-- Begin AVAILABLE DATA --

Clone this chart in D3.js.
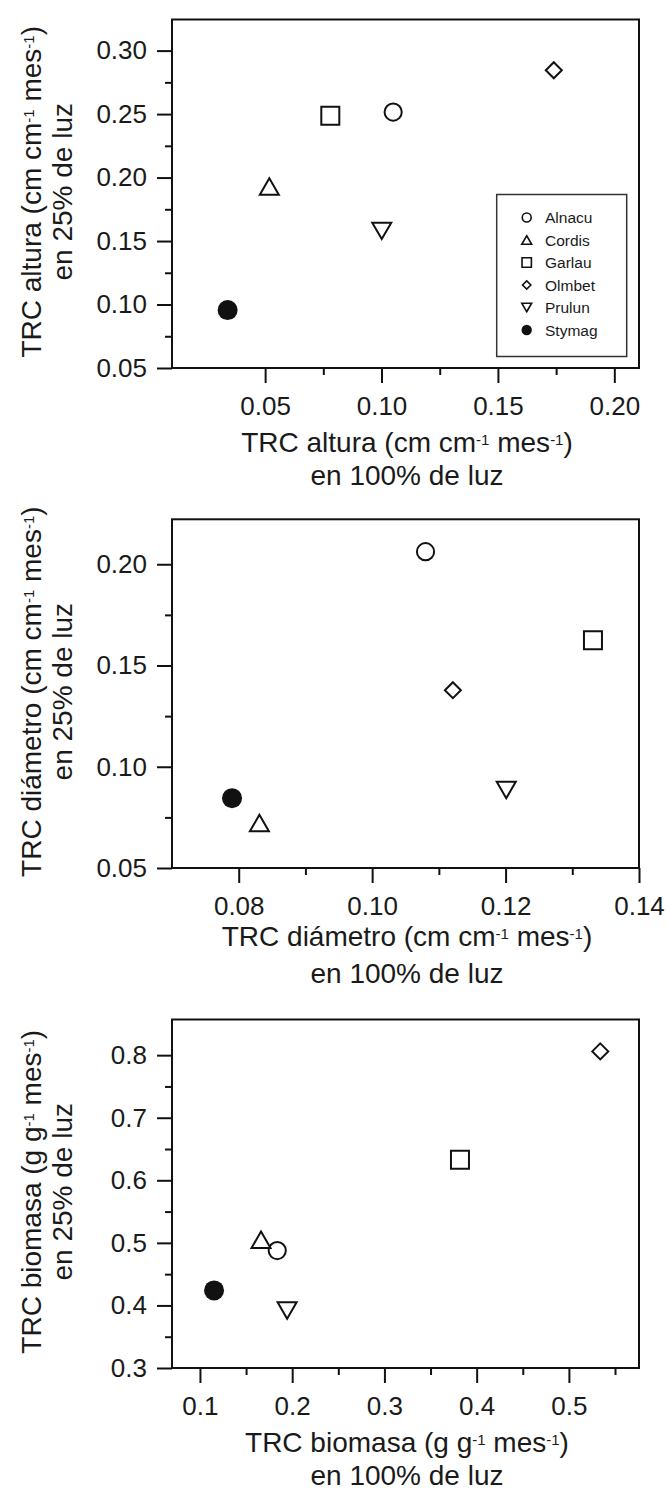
<!DOCTYPE html>
<html>
<head>
<meta charset="utf-8">
<script src="https://cdn.jsdelivr.net/npm/d3@7"></script>
<style>
html, body { margin: 0; padding: 0; background: #fff; }
svg text { font-family: "Liberation Sans", Arial, Helvetica, sans-serif; fill: #1a1a1a; white-space: pre; }
</style>
</head>
<body>
<svg id="chart" width="668" height="1492"></svg>
<script>
// ---------------- DATA ----------------
const species = ["Alnacu", "Cordis", "Garlau", "Olmbet", "Prulun", "Stymag"];

// Panel 1: TRC altura
const alturaX = [0.105, 0.0518, 0.078, 0.174, 0.1001, 0.0339];
const alturaY = [0.2516, 0.193, 0.2486, 0.2845, 0.158, 0.0956];
// Panel 2: TRC diámetro
const diamX = [0.108, 0.0831, 0.1331, 0.1121, 0.1201, 0.079];
const diamY = [0.2062, 0.0722, 0.1625, 0.1378, 0.0885, 0.0845];
// Panel 3: TRC biomasa
const bioX = [0.1838, 0.1662, 0.3819, 0.534, 0.1945, 0.1153];
const bioY = [0.4877, 0.505, 0.633, 0.806, 0.392, 0.424];

// Tick values
const p1XTicks = [0.05, 0.10, 0.15, 0.20];
const p1XMinor = [0.075, 0.125, 0.175];
const p1YTicks = [0.05, 0.10, 0.15, 0.20, 0.25, 0.30];
const p1YMinor = [0.075, 0.125, 0.175, 0.225, 0.275];
const p2XTicks = [0.08, 0.10, 0.12, 0.14];
const p2XMinor = [0.09, 0.11, 0.13];
const p2YTicks = [0.05, 0.10, 0.15, 0.20];
const p2YMinor = [0.075, 0.125, 0.175];
const p3XTicks = [0.1, 0.2, 0.3, 0.4, 0.5];
const p3XMinor = [0.15, 0.25, 0.35, 0.45, 0.55];
const p3YTicks = [0.3, 0.4, 0.5, 0.6, 0.7, 0.8];
const p3YMinor = [0.35, 0.45, 0.55, 0.65, 0.75];

// Axis titles ({...} = superscript)
const p1XTitle = ["TRC altura (cm cm{-1} mes{-1})", "en 100% de luz"];
const p1YTitle = ["TRC altura (cm cm{-1} mes{-1})", "en 25% de luz"];
const p2XTitle = ["TRC diámetro (cm cm{-1} mes{-1})", "en 100% de luz"];
const p2YTitle = ["TRC diámetro (cm cm{-1} mes{-1})", "en 25% de luz"];
const p3XTitle = ["TRC biomasa (g g{-1} mes{-1})", "en 100% de luz"];
const p3YTitle = ["TRC biomasa (g g{-1} mes{-1})", "en 25% de luz"];

// ---------------- STYLE / LAYOUT ----------------
const markerTypes = ["circle", "triangle", "square", "diamond", "triangleDown", "filled"];
const LEFT = 172, RIGHT = 639;
const INK = "#111";

const panels = [
  { top: 19.5, bottom: 368, xDom: [0.01, 0.2106], yDom: [0.05, 0.3245],
    xs: alturaX, ys: alturaY, xT: p1XTicks, xM: p1XMinor, yT: p1YTicks, yM: p1YMinor,
    fx: ".2f", fy: ".2f", xTitle: p1XTitle, yTitle: p1YTitle, tOff: [84, 117], legend: true },
  { top: 519.3, bottom: 868, xDom: [0.07, 0.14], yDom: [0.05, 0.2222],
    xs: diamX, ys: diamY, xT: p2XTicks, xM: p2XMinor, yT: p2YTicks, yM: p2YMinor,
    fx: ".2f", fy: ".2f", xTitle: p2XTitle, yTitle: p2YTitle, tOff: [78, 115], legend: false },
  { top: 1019.5, bottom: 1368, xDom: [0.0697, 0.576], yDom: [0.3, 0.857],
    xs: bioX, ys: bioY, xT: p3XTicks, xM: p3XMinor, yT: p3YTicks, yM: p3YMinor,
    fx: ".1f", fy: ".1f", xTitle: p3XTitle, yTitle: p3YTitle, tOff: [84, 117], legend: false }
];

const svg = d3.select("#chart");

function shapePath(type, k) {
  if (type === "circle" || type === "filled") {
    const r = (type === "filled" ? 10 : 8.6) * k;
    return `M${r},0A${r},${r},0,1,1,${-r},0A${r},${r},0,1,1,${r},0Z`;
  }
  if (type === "square") { const h = 9 * k; return `M${-h},${-h}H${h}V${h}H${-h}Z`; }
  if (type === "diamond") { const h = 8 * k; return `M0,${-h}L${h},0L0,${h}L${-h},0Z`; }
  const w = 9.5 * k, hh = 8.2 * k;
  if (type === "triangle") return `M0,${-hh}L${w},${hh}L${-w},${hh}Z`;
  return `M0,${hh}L${w},${-hh}L${-w},${-hh}Z`;
}

function richText(sel, str, supSize, raise) {
  const parts = str.split(/\{([^}]*)\}/);
  let pendingDown = 0;
  parts.forEach((p, i) => {
    if (p === "") return;
    const t = sel.append("tspan").text(p);
    if (i % 2 === 1) {
      t.attr("font-size", supSize).attr("dy", -raise);
      pendingDown = raise;
    } else if (pendingDown) {
      t.attr("dy", pendingDown);
      pendingDown = 0;
    }
  });
}

panels.forEach(P => {
  const x = d3.scaleLinear().domain(P.xDom).range([LEFT, RIGHT]);
  const y = d3.scaleLinear().domain(P.yDom).range([P.bottom, P.top]);
  const g = svg.append("g");

  // Major / minor X ticks
  const gx = g.append("g").attr("transform", `translate(0,${P.bottom})`)
    .call(d3.axisBottom(x).tickValues(P.xT).tickFormat(d3.format(P.fx))
      .tickSize(15).tickPadding(14).tickSizeOuter(0));
  const gxm = g.append("g").attr("transform", `translate(0,${P.bottom})`)
    .call(d3.axisBottom(x).tickValues(P.xM).tickFormat("").tickSize(7).tickSizeOuter(0));
  // Major / minor Y ticks
  const gy = g.append("g").attr("transform", `translate(${LEFT},0)`)
    .call(d3.axisLeft(y).tickValues(P.yT).tickFormat(d3.format(P.fy))
      .tickSize(15).tickPadding(10).tickSizeOuter(0));
  const gym = g.append("g").attr("transform", `translate(${LEFT},0)`)
    .call(d3.axisLeft(y).tickValues(P.yM).tickFormat("").tickSize(7).tickSizeOuter(0));

  [gx, gxm, gy, gym].forEach(a => {
    a.attr("font-family", null).attr("font-size", null);
    a.select(".domain").remove();
    a.selectAll("line").attr("stroke", INK).attr("stroke-width", 2);
    a.selectAll("text").attr("font-size", 26).attr("fill", "#1a1a1a");
  });

  // Markers
  const pts = species.map((s, i) => ({ s, t: markerTypes[i], x: P.xs[i], y: P.ys[i] }));
  g.append("g").selectAll("path").data(pts).join("path")
    .attr("transform", d => `translate(${x(d.x)},${y(d.y)})`)
    .attr("d", d => shapePath(d.t, 1))
    .attr("fill", d => d.t === "filled" ? INK : "#fff")
    .attr("stroke", INK)
    .attr("stroke-width", d => d.t === "filled" ? 0 : 2);

  // Frame
  g.append("rect").attr("x", LEFT).attr("y", P.top)
    .attr("width", RIGHT - LEFT).attr("height", P.bottom - P.top)
    .attr("fill", "none").attr("stroke", INK).attr("stroke-width", 2);

  // X title
  P.xTitle.forEach((line, i) => {
    const t = g.append("text").attr("x", 407).attr("y", P.bottom + P.tOff[i])
      .attr("text-anchor", "middle").attr("font-size", 28);
    richText(t, line, 15, 7);
  });
  // Y title
  const cy = (P.top + P.bottom) / 2 - 2;
  const yBase = [41, 72];
  P.yTitle.forEach((line, i) => {
    const t = g.append("text")
      .attr("transform", `translate(${yBase[i]},${cy}) rotate(-90)`)
      .attr("text-anchor", "middle").attr("font-size", 28);
    richText(t, line, 15, 7);
  });

  // Legend
  if (P.legend) {
    const lg = g.append("g");
    lg.append("rect").attr("x", 496.7).attr("y", 194.5).attr("width", 130).attr("height", 162)
      .attr("fill", "#fff").attr("stroke", "#333").attr("stroke-width", 1.5);
    const rowY = d3.scalePoint().domain(species).range([217.5, 330]);
    const rows = lg.selectAll("g.row").data(pts).join("g").attr("class", "row")
      .attr("transform", d => `translate(0,${rowY(d.s)})`);
    rows.append("path").attr("transform", "translate(526.7,0)")
      .attr("d", d => shapePath(d.t, 0.52))
      .attr("fill", d => d.t === "filled" ? INK : "#fff")
      .attr("stroke", INK).attr("stroke-width", d => d.t === "filled" ? 0 : 1.6);
    rows.append("text").attr("x", 545).attr("y", 5.6).attr("font-size", 15.5).text(d => d.s);
  }
});
</script>
</body>
</html>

-- End AVAILABLE DATA --

REQUIRED TASK
Each line holding the word "chart" counts once; report the total and nothing else.

SOLUTION TO THIS PROBLEM
3